The Jews of Old-Time Medina
Nathan P. Baker of Walnut Creek, Calif., has a query about the city of Medina in Saudi Arabia, the second-holiest site of Islam after Mecca. “I was quite surprised,” he writes, “to learn that it was a Jewish city, called Yathrib, long before the time of Muhammad. Could you furnish me, please, with the dates, the number of Jews in Yathrib, when its name was changed, and how and when Muhammad drove the Jews out and the city became sacred to Islam?”
Medina, which is still called Yathrib in the Koran, was indeed a heavily Jewish city in Muhammad’s time. Its name in fact bears witness to this, because whereas “Yathrib” is a genuine Arabic name that can be found in old South Arabian inscriptions, “Medina” is not. It is a non-Arabic word that, while occurring in both Aramaic and Hebrew (accented on the middle syllable in the former and on the last syllable in the latter), almost certainly derives in this case from Aramaic.
The reason for this certainty is simple. The root of Aramaic-Hebrew medina is din, “law,” and medina in both languages denotes a place in which a given body of law or legal system is applied, i.e., an area of political jurisdiction. The difference is, however, that in Hebrew this area is a large one, while in Aramaic it is limited to a city. Thus, for example, in the book of Esther, which we read this week in synagogue in honor of Purim, the opening verse of the Hebrew text tells us that King Ahasuerus ruled over 127 medinas from India to Ethiopia — which the Targum, the canonical Jewish translation of the Bible into Aramaic, renders not as medinata, “cities,” but as pilkhin, “provinces.”
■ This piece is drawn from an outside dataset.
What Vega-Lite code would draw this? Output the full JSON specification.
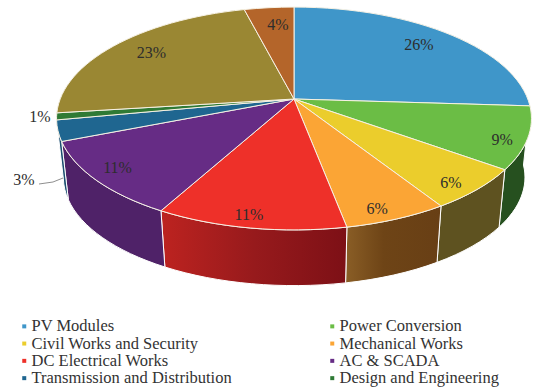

We thus know that whoever settled in Yathrib and gave it its non-Arabic name of “the Medina” or “the city” were originally Aramaic speakers from elsewhere. At first this was just a local usage employed by these immigrant Medinians for their town, just as New Yorkers, when talking among themselves, call New York “the city,” too. (If you come from Philadelphia, on the other hand, you call New York “New York,” just as other Arabians went on saying “Yathrib.”) This usage must then have spread to the Arabic-speaking population of Yathrib, which attached the Arabic definite article to make it “Al-Medina” (as Arabs call Medina to this day), a form then adopted by the Aramaic speakers when they eventually switched to Arabic themselves. And it is highly likely that these immigrants were Jews from Palestine or Babylonia, both Aramaic-speaking areas in the early centuries C.E., because we also know from Arab historians that, in Muhammad’s time, three large Jewish clans — the Banu-Nadir or “Sons of Nadir,” the Banu-Korayzeh and the Banu-Kainuka — dominated the city. In addition, there were in Medina two large non-Jewish clans, the Aws and the Khazraj, whose origins were in Yemen.
These same Arab historians, with an assist from the Koran, tell us the rest of the story. In the year 622, in his famous hijrah or migration, Muhammad left his home town of Mecca, in which his anti-pagan diatribes had aroused opposition, for Medina, the native city of his mother. He was invited there by the Aws and the Khazraj, who had been quarreling and — hearing of his new religion — hoped that it might unite them. It has been speculated that, influenced by the monotheism of their Jewish neighbors and rivals, yet not wishing to join them, they were the first of the Arab tribes to grasp the unifying potential of Islam.
After Muhammad’s move to Medina, war broke out between his new supporters and the Meccans. The Jewish clans of Medina remained neutral and were at first unharmed. But after an unsuccessful Meccan siege of Medina in 627, Muhammad accused the Jews of siding with the Meccans and attacked them, killing all 600 able-bodied men of the Banu-Korayzeh and enslaving or expelling the Banu-Nadir and the Banu-Kainuka. (This gives us a rough answer to Mr. Baker’s question about how many Jews were in Medina, since 600 “able-bodied” men would indicate a population — men, women and children — of several thousand for the Banu-Korayzeh and of five to 10,000 for all three clans.) There is a clear reference to this episode in Sura 33 of the Koran, known to Muslims as “The Clans,” in which we read:
Muhammad and his followers also inherited the local name for Yathrib, “Al-Medina.” And in 629 they moved against another Jewish population, that of the oasis of Khaybar north of Medina, and expelled it from its homes, too. Yet despite the triumph of Islam, Jews continued to exist in the Arabian peninsula for a long time. The 12th-century Jewish traveler Benjamin of Tudela reported large numbers of them still living in the Khaybar region, and it was apparently only in the 15th or 16th centuries that the last remnants of them disappeared completely.